А потом мамина сестра прислала нам вызов в Казань. Она говорила, что вместе жить легче. В ноябре 1942 года мы приехали в Казань. Здесь я пошла в школу, и жизнь казалась очень хорошей. Мы жили в военстроевском бараке в комнате тети Лиды 8 человек. В этом бараке многие так жили, но я ни разу не слышала, чтобы соседи ругались по какому-либо поводу. Люди сочувствовали друг другу, понимали, что всем трудно.
Хочется рассказать один случай, который остался у меня в памяти. Я иду через парк и слышу, что громко плачет мальчик. Когда я подошла, то увидела, что на земле лежит разбитое яйцо, а он ходит вокруг и громко плачет. В это время с обеда идут женщины, они остановились и стали успокаивать мальчика. Он рассказал, что у него болеет маленький брат, мама послала его купить яйцо, а оно разбилось. Вот какая беда. Женщины стали собирать мальчику деньги на яйцо. Видимо, оно было очень дорогое, потому что женщин было 4 или пять, а денег не хватало. Тогда одна из женщин говорит мальчику: «Поплачь еще, сейчас подойдут другие, они тоже помогут». Я ушла, у меня ничего не было, и я до сих пор думаю, как этот мальчик вышел из положения. И восхищаюсь женщинами, у которых тоже ничего не было, но они стремились помочь.
И был большой праздник – 9 мая 1945 года, и дальше была другая жизнь.
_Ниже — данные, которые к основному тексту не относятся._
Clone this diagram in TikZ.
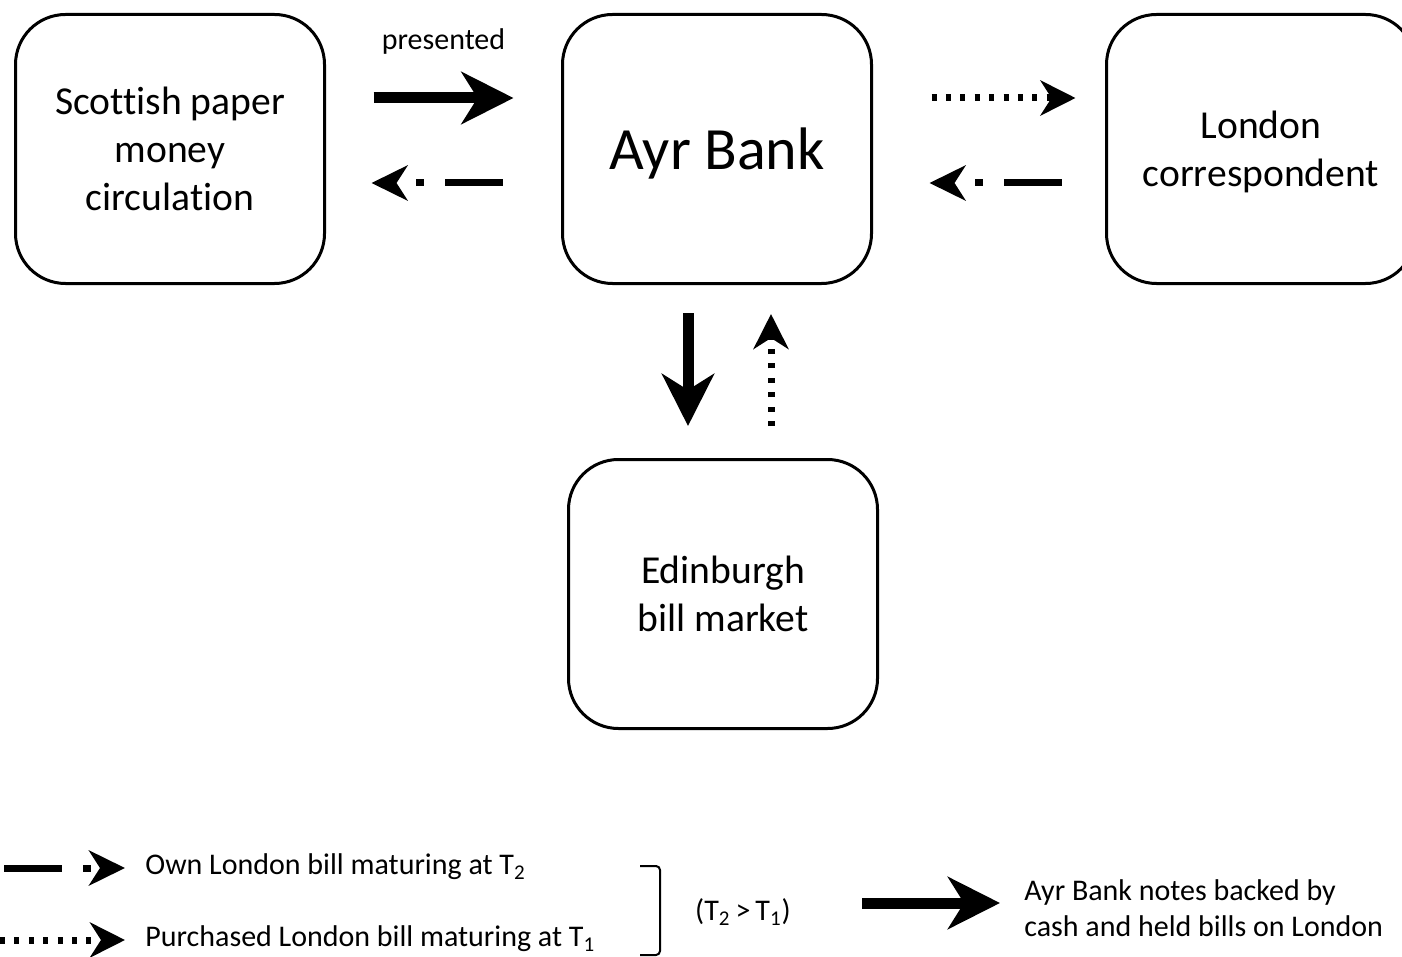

В 1949 году я поступила на работу на Казанский оптико-механический завод. Без отрыва от производства закончила школу рабочей молодежи №5, а затем вечернее отделение Казанского авиационного института. Работала контролером, техни-ком-конструктором, инженером-конструктором. С 1970 по 1980 г.г. была заместителем секретаря парткома завода, затем начальником сектора ЦКБ «Фотон». Награждена орденом «Знак Почета».